14. 이 세상이 곳에 머물 수있게 해 준 모든 인연들의 귀중함을 잊고 살아 온 죄를 참회하며 절합니다.
“I bow in repentance of any misdeeds lived, forgetting the preciousness of all my ties to the things that allow me to stay here in this world.”
15. 내 이웃과 주위에있는 모든 인연들의 감사함을 잊고 살아 온 죄를 참회하며 절합니다.
I would read this fifteenth affirmation as: “I bow in repentance of any misdeeds lived, forgetting my gratitude for all my ties to my neighborhood and surroundings.”
Wow – what a downer, coming so close after Thanksgiving day. I’m not sure how I feel about being urged to forget gratitude. It’s certainly a point of divergence in comparison to Christian thought, wherein gratitude is, at least for some, profoundly central to worldview. The concept of grace, and the consequent gratitude, is an aspect of Christianity with which I have often felt some resonance, despite my extreme discomfort with some other aspects of Christian cosmology and even ethics.

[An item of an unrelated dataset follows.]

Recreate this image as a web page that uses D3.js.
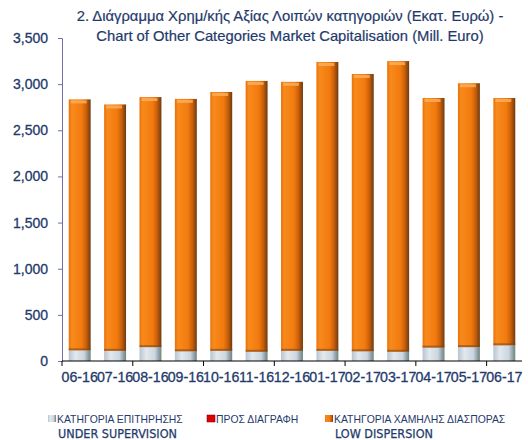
<!DOCTYPE html>
<html><head><meta charset="utf-8">
<script src="https://cdn.jsdelivr.net/npm/d3@7"></script>
<style>body{margin:0;background:#fff}svg{display:block}</style>
</head><body>
<svg id="c" width="528" height="440"></svg>
<script>
const categories = ["06-16","07-16","08-16","09-16","10-16","11-16","12-16","01-17","02-17","03-17","04-17","05-17","06-17"];
const underSupervision = [115,110,150,105,110,100,110,110,105,100,145,150,170];
const toDelete = [0,0,0,0,0,0,0,0,0,0,0,0,0];
const lowDispersion = [2720,2670,2710,2735,2805,2935,2915,3130,3005,3150,2705,2860,2680];
const yTicks = [0,500,1000,1500,2000,2500,3000,3500];
const titleLines = ["2. Διάγραμμα Χρημ/κής Αξίας Λοιπών κατηγοριών (Εκατ. Ευρώ) -","Chart of Other Categories Market Capitalisation (Mill. Euro)"];
const legendItems = [["ΚΑΤΗΓΟΡΙΑ ΕΠΙΤΗΡΗΣΗΣ","UNDER SUPERVISION"],["ΠΡΟΣ ΔΙΑΓΡΑΦΗ",""],["ΚΑΤΗΓΟΡΙΑ ΧΑΜΗΛΗΣ ΔΙΑΣΠΟΡΑΣ","LOW DISPERSION"]];

const svg = d3.select("#c");
const navy = "#1f3a6b";
const font = "Liberation Sans, Arial, sans-serif";
const narrow = "Liberation Sans Narrow, DejaVu Sans Condensed, Arial Narrow, sans-serif";
const x = d3.scaleBand().domain(categories).range([62,522]).paddingInner(0.38).paddingOuter(0.19);
const y = d3.scaleLinear().domain([0,3500]).range([361,38]);

const defs = svg.append("defs");
function grad(id, stops){
  const g = defs.append("linearGradient").attr("id",id).attr("x1","0").attr("x2","1").attr("y1","0").attr("y2","0");
  stops.forEach(s=>g.append("stop").attr("offset",s[0]).attr("stop-color",s[1]));
}
grad("gOr",[[0,"#e8720c"],[0.15,"#f88a1c"],[0.6,"#f27a0e"],[0.8,"#c85f0a"],[1,"#6e3a10"]]);
grad("gGr",[[0,"#b8c4d0"],[0.3,"#e2e8ee"],[0.7,"#ccd6de"],[0.9,"#8a9aa8"],[1,"#6e8a6a"]]);

// title
svg.append("g").selectAll("text").data(titleLines).join("text")
  .attr("x",290).attr("y",(d,i)=>21+i*20).attr("text-anchor","middle")
  .attr("font-family",font).attr("font-size",14.8).attr("fill",navy)
  .attr("stroke",navy).attr("stroke-width",0.2).text(d=>d);

// bars
const stackData = categories.map((c,i)=>({c, s:underSupervision[i], d:toDelete[i], l:lowDispersion[i]}));
const stack = d3.stack().keys(["s","d","l"])(stackData);
const fills = {s:"url(#gGr)", d:"#e00000", l:"url(#gOr)"};
const bw = x.bandwidth();
stack.forEach(layer=>{
  const g = svg.append("g");
  g.selectAll("rect").data(layer).join("rect")
    .attr("x",d=>x(d.data.c)).attr("width",bw)
    .attr("y",d=>y(d[1])).attr("height",d=>Math.max(0,y(d[0])-y(d[1])))
    .attr("fill",fills[layer.key]);
  if(layer.key==="l"){
    g.selectAll("rect.cap").data(layer).join("rect").attr("class","cap")
      .attr("x",d=>x(d.data.c)+2).attr("width",bw-6)
      .attr("y",d=>y(d[1])+1).attr("height",3).attr("fill","#fbb060").attr("opacity",0.8);
    g.selectAll("rect.sep").data(layer).join("rect").attr("class","sep")
      .attr("x",d=>x(d.data.c)).attr("width",bw)
      .attr("y",d=>y(d[0])-2).attr("height",2).attr("fill","#7a4a20").attr("opacity",0.6);
  }
});

// y axis
const ya = svg.append("g").attr("transform","translate(62,0)")
  .call(d3.axisLeft(y).tickValues(yTicks).tickSize(4).tickPadding(8).tickFormat(d3.format(",")));
ya.select(".domain").attr("stroke","#7070a8");
ya.selectAll(".tick line").attr("stroke","#7070a8");
ya.selectAll("text").attr("font-family",font).attr("font-size",14).attr("fill",navy)
  .attr("stroke",navy).attr("stroke-width",0.3).attr("dx",-2);

// x axis
const xa = svg.append("g").attr("transform","translate(0,361)")
  .call(d3.axisBottom(x).tickSize(0).tickPadding(11));
xa.select(".domain").attr("stroke","#000").attr("stroke-width",1.2).attr("d","M62,0H522");
xa.selectAll("text").attr("font-family",font).attr("font-size",14.2).attr("fill",navy)
  .attr("stroke",navy).attr("stroke-width",0.3);
const step = x.step();
svg.append("g").selectAll("line").data(d3.range(0,13,2)).join("line")
  .attr("x1",i=>62+i*step).attr("x2",i=>62+i*step).attr("y1",361).attr("y2",366)
  .attr("stroke","#000");

// legend
const legX = [48,207,325];
const legSw = ["url(#gGr)","#e00000","url(#gOr)"];
const lg = svg.append("g").selectAll("g").data(legendItems).join("g")
  .attr("transform",(d,i)=>`translate(${legX[i]},0)`);
lg.append("rect").attr("x",0).attr("y",415).attr("width",8).attr("height",7)
  .attr("fill",(d,i)=>legSw[i]).attr("stroke",(d,i)=>i===1?"#600":"none").attr("stroke-width",0.5);
lg.append("text").attr("x",9).attr("y",423).attr("font-family",font).attr("font-size",10.4).attr("fill",navy).text(d=>d[0]);
lg.append("text").attr("x",10).attr("y",438).attr("font-family",narrow).attr("font-size",12.5).attr("fill",navy)
  .attr("stroke",navy).attr("stroke-width",0.25).text(d=>d[1]);
</script>
</body></html>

There may be some irrationality to this sympathy for Christian notions of Thanksgiving – rooted in the oddly central role that the American Thanksgiving holiday played during my notably un-Christian childhood. Thanksgiving was always my favorite holiday, by far: more so than Christmas, which seemed slightly alien to me, even as a fairly young child – not because of some rejection of gift-giving (I was all for that, like any child) – but because as soon as I realized the reason for Christmas, I sensed immediately that our own celebration of it was slightly ironic or even vaguely inappropriate. I think I understood, the moment I realized there was no Santa (and, in fact, my parents made zero effort to perpetuate such a fantasy, being the rationalists that they were – so I was only maybe 4 years old), that we were “borrowing” some else’s holiday.

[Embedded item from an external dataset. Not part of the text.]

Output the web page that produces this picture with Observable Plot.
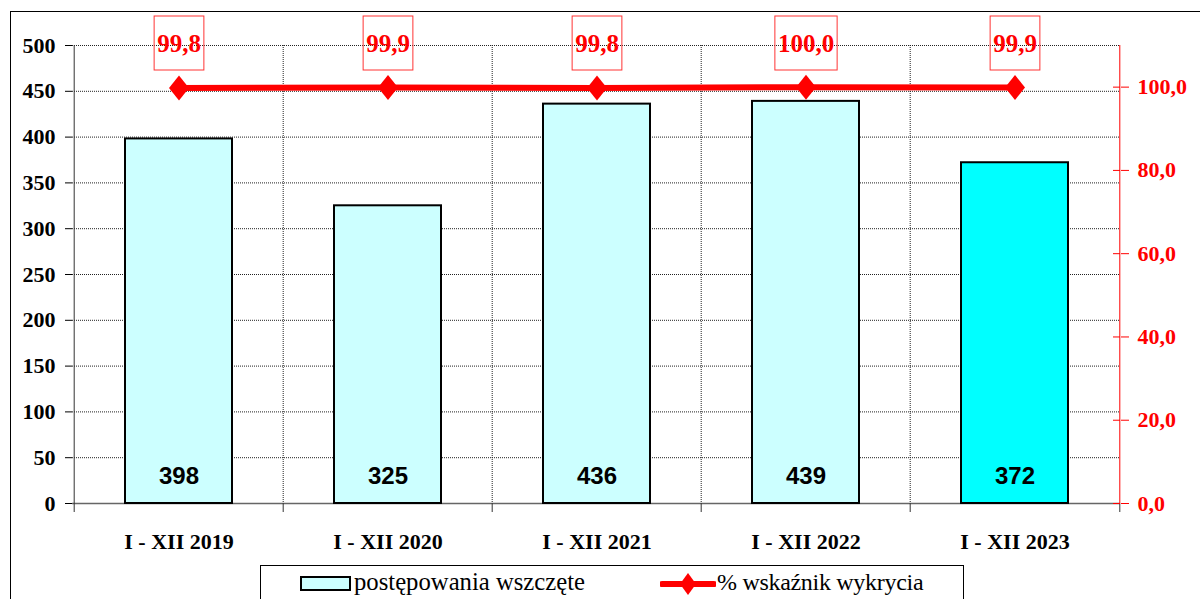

But, although Thanksgiving has some roots in Protestant (and specifically Puritan) ideas of grace and gratitude, it stands more elegantly – from a cosmological perspective – on its own as a secular holiday. In fact, perhaps the reason I’m comfortable with grace and gratitude is that they don’t, per se, require the existence of any higher power to “work.” So it’s striking to me that another belief system (ie. Buddhism) that manages to (mostly) stay standing despite the elimination of a concept of a higher power, nevertheless seems to be setting itself in opposition to a concept of gratitude.

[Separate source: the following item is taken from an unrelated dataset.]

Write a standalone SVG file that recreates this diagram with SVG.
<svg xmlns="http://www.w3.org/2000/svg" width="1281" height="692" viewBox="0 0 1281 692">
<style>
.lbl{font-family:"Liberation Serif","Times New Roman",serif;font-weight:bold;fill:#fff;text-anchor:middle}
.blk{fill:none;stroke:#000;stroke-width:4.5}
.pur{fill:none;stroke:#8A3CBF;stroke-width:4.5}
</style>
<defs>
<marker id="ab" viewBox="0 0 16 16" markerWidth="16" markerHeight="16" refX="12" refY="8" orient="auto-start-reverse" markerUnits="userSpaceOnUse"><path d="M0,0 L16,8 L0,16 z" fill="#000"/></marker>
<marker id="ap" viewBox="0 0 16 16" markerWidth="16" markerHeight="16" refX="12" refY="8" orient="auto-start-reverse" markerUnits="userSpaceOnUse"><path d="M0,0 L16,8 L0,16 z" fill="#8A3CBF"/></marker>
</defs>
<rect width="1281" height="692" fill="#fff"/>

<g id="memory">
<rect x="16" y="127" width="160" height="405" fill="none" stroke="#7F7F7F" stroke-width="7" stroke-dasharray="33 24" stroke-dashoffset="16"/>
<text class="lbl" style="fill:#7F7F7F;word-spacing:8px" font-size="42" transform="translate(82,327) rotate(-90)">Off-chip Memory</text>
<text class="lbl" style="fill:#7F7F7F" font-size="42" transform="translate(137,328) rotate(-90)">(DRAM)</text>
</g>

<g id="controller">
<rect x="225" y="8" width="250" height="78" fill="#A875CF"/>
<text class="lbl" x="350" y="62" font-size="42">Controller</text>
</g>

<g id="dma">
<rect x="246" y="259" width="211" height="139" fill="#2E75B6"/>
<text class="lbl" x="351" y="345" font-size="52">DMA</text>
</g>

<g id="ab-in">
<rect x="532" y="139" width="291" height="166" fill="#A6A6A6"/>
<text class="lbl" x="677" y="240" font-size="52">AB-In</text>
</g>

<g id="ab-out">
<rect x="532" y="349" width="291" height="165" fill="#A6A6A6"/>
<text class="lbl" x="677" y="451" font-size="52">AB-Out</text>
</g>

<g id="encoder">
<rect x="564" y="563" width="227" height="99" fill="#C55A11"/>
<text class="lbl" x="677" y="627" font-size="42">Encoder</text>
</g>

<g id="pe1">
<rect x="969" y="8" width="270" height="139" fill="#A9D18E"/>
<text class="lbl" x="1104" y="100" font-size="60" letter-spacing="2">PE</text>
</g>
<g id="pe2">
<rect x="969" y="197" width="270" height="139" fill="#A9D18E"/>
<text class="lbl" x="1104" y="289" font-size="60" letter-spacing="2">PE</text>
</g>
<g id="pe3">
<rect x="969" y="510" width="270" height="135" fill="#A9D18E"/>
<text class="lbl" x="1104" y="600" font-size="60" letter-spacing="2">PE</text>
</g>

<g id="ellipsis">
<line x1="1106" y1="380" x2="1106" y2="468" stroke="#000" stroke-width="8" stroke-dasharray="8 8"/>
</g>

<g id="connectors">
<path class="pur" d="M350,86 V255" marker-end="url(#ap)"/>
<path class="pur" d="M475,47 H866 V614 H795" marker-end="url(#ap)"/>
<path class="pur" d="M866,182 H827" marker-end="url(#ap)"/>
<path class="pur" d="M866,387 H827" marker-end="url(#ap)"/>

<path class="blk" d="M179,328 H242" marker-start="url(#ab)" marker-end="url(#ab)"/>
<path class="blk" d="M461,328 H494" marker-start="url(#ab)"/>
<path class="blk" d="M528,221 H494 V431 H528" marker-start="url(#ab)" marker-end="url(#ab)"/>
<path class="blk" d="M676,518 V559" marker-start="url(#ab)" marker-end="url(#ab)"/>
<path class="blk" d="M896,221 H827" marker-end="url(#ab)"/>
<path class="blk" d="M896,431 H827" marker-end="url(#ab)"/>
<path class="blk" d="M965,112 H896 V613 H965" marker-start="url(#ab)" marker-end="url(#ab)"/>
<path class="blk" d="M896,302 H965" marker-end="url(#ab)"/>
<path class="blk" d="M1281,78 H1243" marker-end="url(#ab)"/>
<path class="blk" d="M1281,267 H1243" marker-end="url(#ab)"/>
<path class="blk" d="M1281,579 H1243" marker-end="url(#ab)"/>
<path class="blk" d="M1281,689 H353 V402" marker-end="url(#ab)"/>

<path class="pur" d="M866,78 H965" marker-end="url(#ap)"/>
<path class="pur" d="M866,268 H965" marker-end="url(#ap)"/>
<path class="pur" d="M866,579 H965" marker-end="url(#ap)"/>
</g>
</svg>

I have no idea where I’m trying to go with this. Or even if it makes sense. I’m just thinking “out loud.” I feel inclined to read this affirmation as a sort of reminder to not to get attached to the sangha – despite the fact that sangha is one of the refuges. ….which is hard to wrap my mind around.
[UPDATE: So it occurs to me, on rereading this much later, that I have misunderstood this aphorism – this one, and all those that have the same structure “…misdeeds lived, forgetting…”. The “forgetting my X” is in fact an example of the “misdeeds lived” – which is to say, you’re repenting for failing to experience the feeling in question.]